Japan is bracing itself for the coronavirus situation to worsen, as Health Minister Katsunobu Kato yesterday pointed to several untraceable cases and an emergency government meeting of experts noted the outbreak is likely only "at an early stage".
This comes as Japan is facing a headache over the Diamond Princess cruise liner off Yokohama. Another 70 cases were confirmed yesterday, bringing the total infected on the ship to 355 as governments began making plans to evacuate their nationals marooned on the vessel.
On land, the number of infections has more than doubled since last Thursday from 29 to 59 last night. Experts urged measures on the basis of wide human-to-human transmission.
"We are now in a new phase and must anticipate a spread of infections. Our priority is to build up the medical system so that people, especially those with pre-existing conditions, will not fall gravely ill and die," Mr Kato said.
World Health Organisation flu expert Nikki Shindo was quoted as saying by the Nikkei: "Besides China, Japan is the only country where there have been infection cases of which transmission routes cannot be traced."
This comes as new cases have been confirmed, from Hokkaido to Okinawa, since Thursday. At least four have left the authorities bewildered over how, or where, they might have been infected. They are a Wakayama surgeon, who has since been linked to four other cases, a Chiba man in his 20s, a Hokkaido man in his 50s, and a Nagoya man in his 60s who fell sick after returning from holiday in Hawaii.
The growing cluster of cases around Tokyo has likewise raised concerns, as among them are at least seven taxi drivers.
Prime Minister Shinzo Abe, who has come under heat for a series of domestic scandals, is facing mounting pressure to keep a lid on the outbreak as questions arise over whether he has acted aggressively enough to control the situation.
Japan's ability to respond to the coronavirus - with limited testing kits, manpower and facilities - has also been severely constrained by the Diamond Princess, where nearly 10 per cent of the 3,711 people on the ship manifest are infected. Of the 355 confirmed cases out of 1,219 test results, 111 are asymptomatic.
Though the ship's quarantine is due to end on Wednesday, the swelling numbers of the infected has led some governments to question if keeping their citizens on board is the best option.
While the United States Centres for Disease Control and Prevention had said on Feb 8 that "remaining in your room on the ship is the safest option to minimise your risk of infection", it now cites the "dynamic nature of the outbreak" in suggesting that the estimated 400 Americans on board take a chartered flight home, where they face another 14-day quarantine.
Other than the US, whose chartered flight was due to land last night, Australia, Canada, Hong Kong, Israel, Italy, South Korea and Taiwan are among those that are arranging, or considering, evacuation of their citizens.

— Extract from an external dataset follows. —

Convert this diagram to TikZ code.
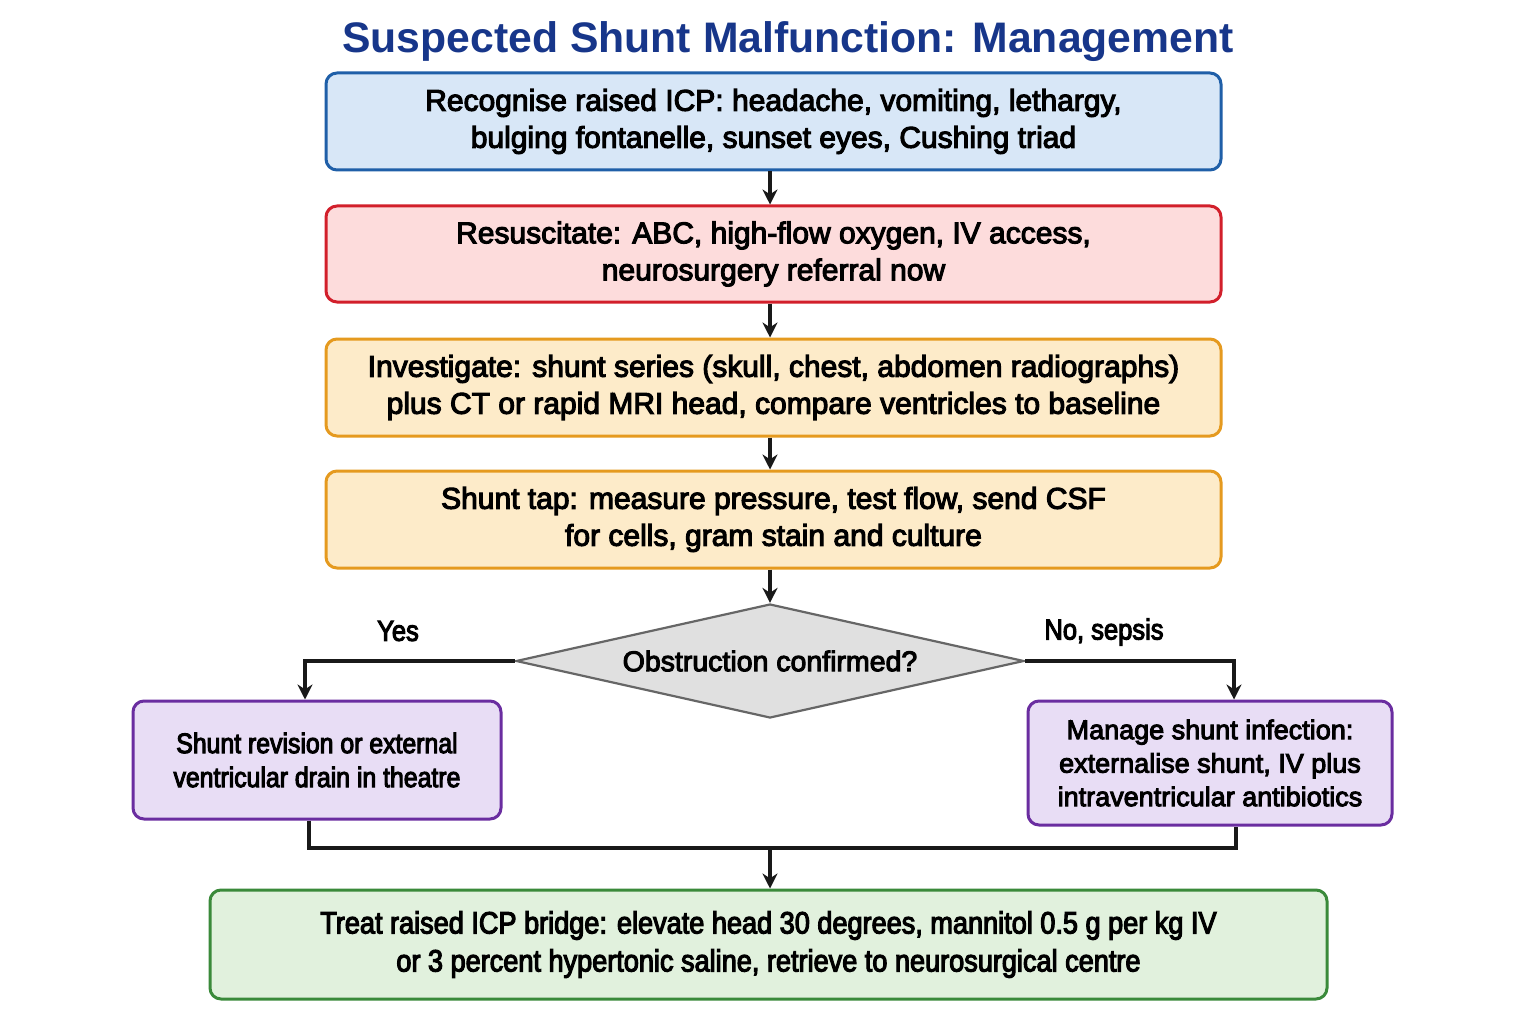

But the US' attempts to bring home its citizens on another ship, the MS Westerdam, were complicated yesterday after an 83-year-old American woman tested positive twice. The vessel was allowed to dock in Cambodia on Thursday, with passengers to be ferried home from Phnom Penh and Kuala Lumpur.
But Malaysia said yesterday it would not let any more passengers into the nation and cancelled three US chartered flights.